Back in October they were mailed a collection notice. This week it was among the mailings returned as undeliverable.
The first envelope contained a nearly $500 check to a supplier we occasionally buy materials from. I searched for the company’s address and learned they had moved six years ago from Kentucky to Ohio. I was able to place my order by telephone and promptly got the requested merchandise but didn’t pay any attention to where it was shipped from. When writing and mailing the check to pay for the goods, I utilized an old address stored in my computer.
And so when five letters to the funeral home were returned this week, I suspected we had used the wrong address and went to the internet to search for a new address.
That search turned up some surprising information.
We learned the funeral home had been closed by the state regulators and the operators accused of improper practices. Authorities apparently found an unrefrigerated body, bags of unlabeled cremains, an abandoned stillborn infant and at least one instance in which a family received cremains for their stillborn child mixed with bits of adult body parts and metal fragments.
The licenses for at least two of the owners’ funeral homes were suspended by the state.

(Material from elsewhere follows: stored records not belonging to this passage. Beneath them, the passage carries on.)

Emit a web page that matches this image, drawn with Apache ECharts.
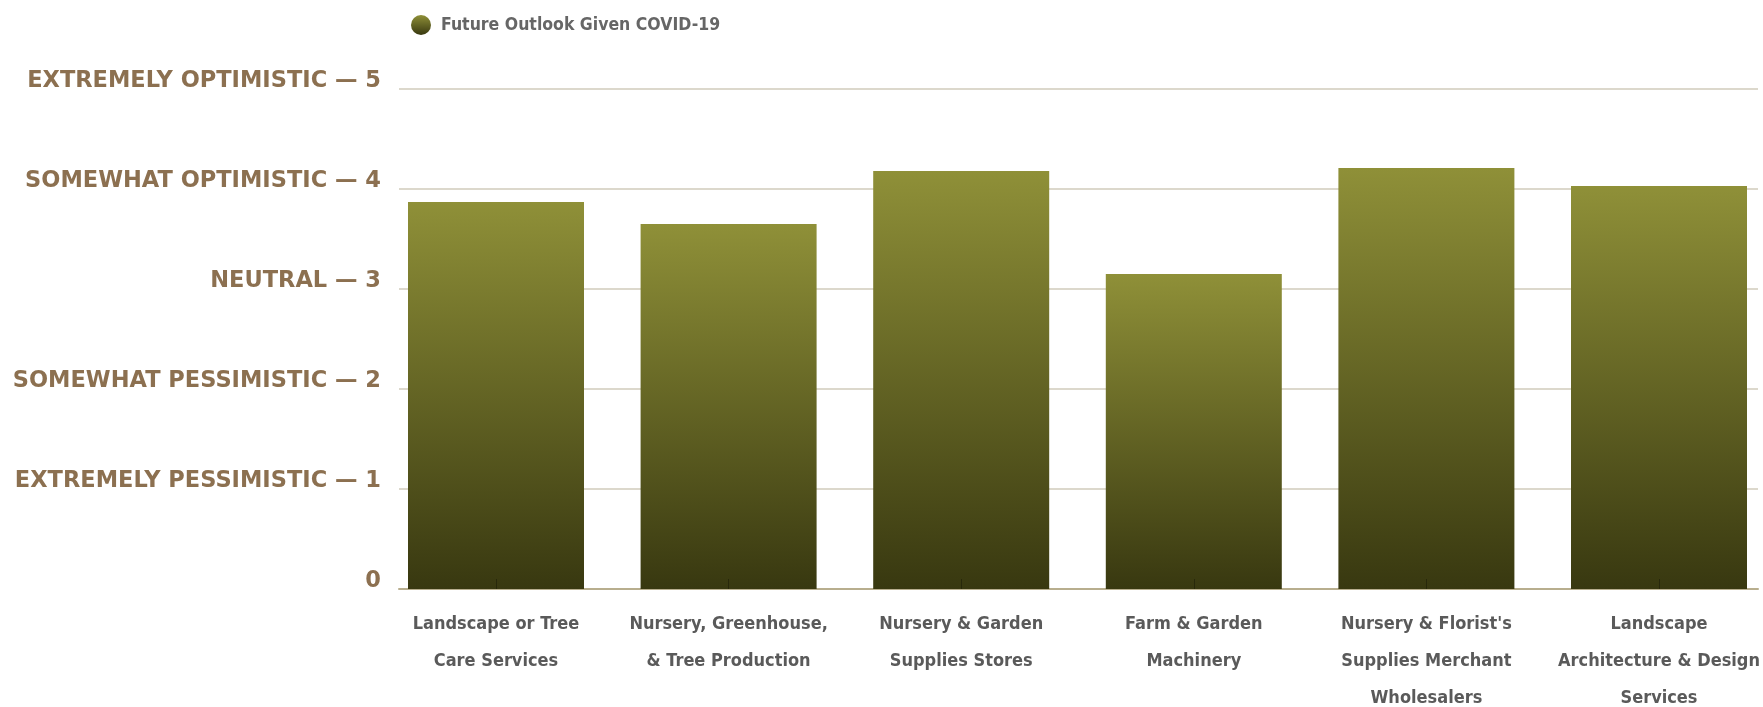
<!DOCTYPE html>
<html>
<head>
<meta charset="utf-8">
<script src="https://cdn.jsdelivr.net/npm/echarts@6/dist/echarts.min.js"></script>
<style>
  html, body { margin: 0; padding: 0; background: #ffffff; }
  #chart { width: 1763px; height: 707px; }
</style>
</head>
<body>
<div id="chart"></div>
<script>
// ---- data ----
const categories = [
  'Landscape or Tree\nCare Services',
  'Nursery, Greenhouse,\n& Tree Production',
  'Nursery & Garden\nSupplies Stores',
  'Farm & Garden\nMachinery',
  "Nursery & Florist's\nSupplies Merchant\nWholesalers",
  'Landscape\nArchitecture & Design\nServices'
];
const seriesName = 'Future Outlook Given COVID-19';
const outlookValues = [3.87, 3.65, 4.18, 3.15, 4.21, 4.03];
const yTickLabels = [
  '0',
  'EXTREMELY PESSIMISTIC — 1',
  'SOMEWHAT PESSIMISTIC — 2',
  'NEUTRAL — 3',
  'SOMEWHAT OPTIMISTIC — 4',
  'EXTREMELY OPTIMISTIC — 5'
];

const condensed = 'Liberation Sans Narrow, DejaVu Sans Condensed, sans-serif';

const barGradient = new echarts.graphic.LinearGradient(0, 0, 0, 1, [
  { offset: 0, color: '#8f9038' },
  { offset: 1, color: '#383810' }
]);

const chart = echarts.init(document.getElementById('chart'), null, { renderer: 'canvas' });

chart.setOption({
  animation: false,
  backgroundColor: '#ffffff',
  legend: {
    data: [seriesName],
    left: 406,
    top: 10,
    icon: 'circle',
    itemWidth: 20,
    itemHeight: 20,
    textStyle: {
      color: '#666666',
      fontFamily: condensed,
      fontWeight: 'bold',
      fontSize: 17.5,
      padding: [0, 0, 0, 5]
    }
  },
  grid: [
    { left: 399, right: 5, top: 89, bottom: 118, containLabel: false, outerBoundsMode: 'none' },
    { left: 496, right: 104, top: 89, bottom: 118, containLabel: false, outerBoundsMode: 'none' }
  ],
  xAxis: [
    {
      gridIndex: 0,
      type: 'value',
      min: 0,
      max: 1,
      axisLine: { show: true, lineStyle: { color: '#b8ae8e', width: 2 } },
      axisTick: { show: false },
      axisLabel: { show: false },
      splitLine: { show: false }
    },
    {
      gridIndex: 1,
      type: 'category',
      data: categories,
      boundaryGap: false,
      z: 5,
      axisLine: { show: false },
      axisTick: { show: true, inside: true, length: 10, lineStyle: { color: 'rgba(20,20,5,0.45)', width: 1 } },
      axisLabel: {
        interval: 0,
        margin: 17,
        color: '#5a5a5a',
        fontFamily: condensed,
        fontWeight: 'bold',
        fontSize: 18,
        lineHeight: 37,
        align: 'center',
        hideOverlap: false
      },
      splitLine: { show: false }
    }
  ],
  yAxis: [
    {
      gridIndex: 0,
      type: 'value',
      min: 0,
      max: 5,
      interval: 1,
      axisLine: { show: false },
      axisTick: { show: false },
      axisLabel: {
        margin: 18,
        color: '#8c7050',
        fontFamily: 'DejaVu Sans, sans-serif',
        fontWeight: 'bold',
        fontSize: 22.5,
        verticalAlign: 'bottom',
        lineHeight: 15,
        formatter: function (v) { return yTickLabels[v] || ''; }
      },
      splitLine: { show: true, lineStyle: { color: '#dcd8cc', width: 2 } }
    },
    {
      gridIndex: 1,
      type: 'value',
      min: 0,
      max: 5,
      interval: 1,
      show: false
    }
  ],
  series: [
    {
      name: seriesName,
      type: 'bar',
      xAxisIndex: 1,
      yAxisIndex: 1,
      barWidth: 176,
      clip: false,
      data: outlookValues,
      itemStyle: { color: barGradient }
    }
  ]
});
</script>
</body>
</html>
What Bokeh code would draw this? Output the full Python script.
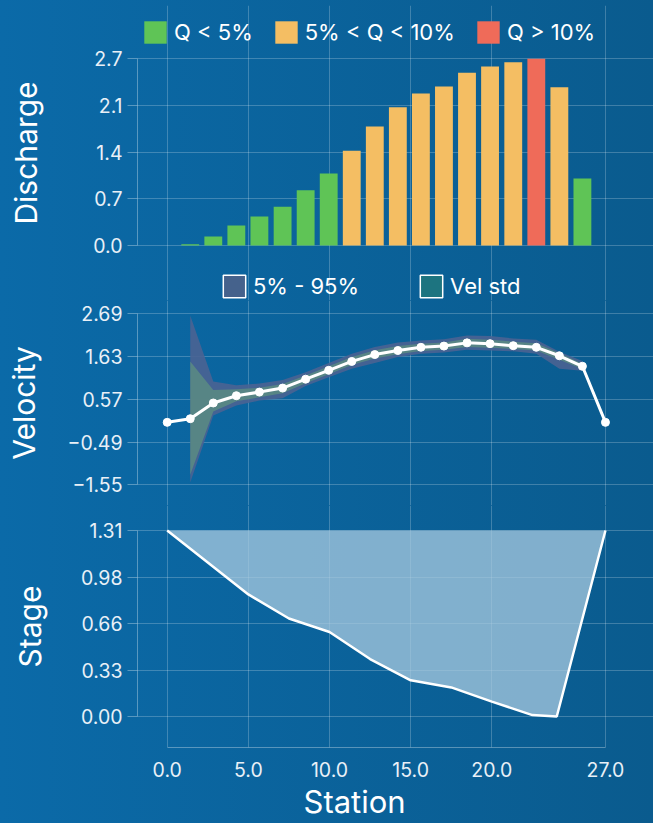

Indications are the owners may have owned or had an interest in as many as six funeral homes The owners were arrested after an occupied casket was discovered inside one of the funeral homes. The deceased was identified as a 42-year-old male who was killed in a tractor-trailer crash in the summer of 2020.
Perhaps, the funeral homes should have been located inside of caves and taken advantage of natural cooling.
A couple weeks ago a sales representative I have done business with for more than 40 years advised the company she works for had been sold and moved to a new location. When I first began ordering from them, the business was located in a flood prone part of Kansas City, Missouri. Sometimes orders were delayed because the company office and warehouse had been flooded.
The company moved across the river to higher ground several years ago and flooding had not been a problem. The latest move surprised me.
Robin reported the company is now one of many in the Kansas City area located inside a limestone cave. I suspect the underground location is energy efficient. Hopefully it isn’t in a flood prone area.